Los demás peregrinos lloran, rezan, se postran. Yo me pongo mis AirPods y medito un rato. Escucho la flauta, escucho sus poemas. La gente me ve de pasada como extranjero -no me veo como ellos-, pero saben que ésta también es mi casa. Las tumbas son casa de todos.

Y me siento feliz. Esto es lo que hay que hacer en las tumbas. Soy un hombre de Bosques de las Lomas que también tiene sus sentimientitos, también quiere sacralizar su existencia, también quiere creer que es más que unos jeans y un celular.

Ahora escucho a Shawn Mendes y Lady Gaga. La vida es fúnebre pero también un concierto de rock. Sebastián Yatra se llevaría bien con Rumi. Aunque no estoy seguro de Bad Bunny.

Si alguien en 800 años pasa por mi tumba y está escuchando el nuevo álbum de los Rolling Stones, que sepa que le estaré sonriendo y cantando al unísono. Start me up. Gimme Shelter. Paint it Black. Play with Fire. Anybody seen my baby?
800 años nos separan pero todos seguimos buscando lo mismo. Tú con tinta y pergamino, yo con iPhone y AirPods.

El hombre a mi lado lleva una hora rezando y llorando. Yo escucho mi música. El piensa en sus muertos y su muerte. Yo en los míos y la mía.
Me postro en el suelo.
Bailar y postrarse: no conozco mejor destino que este.

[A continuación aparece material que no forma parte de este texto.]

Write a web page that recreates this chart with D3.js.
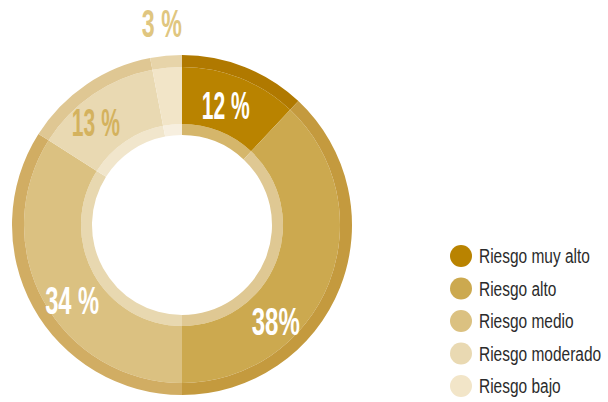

Los derviches giramos desde la nada y esparcimos las estrellas como polvo en el firmamento.
Como las llantas de los taxis que nos llevan a los peregrinajes, como los caballos de fuerza que nos permiten acelerar a 300 km/seg.

De pronto, ya estoy en casa. Todo el viaje un sueño. Como la vida. Como la muerte.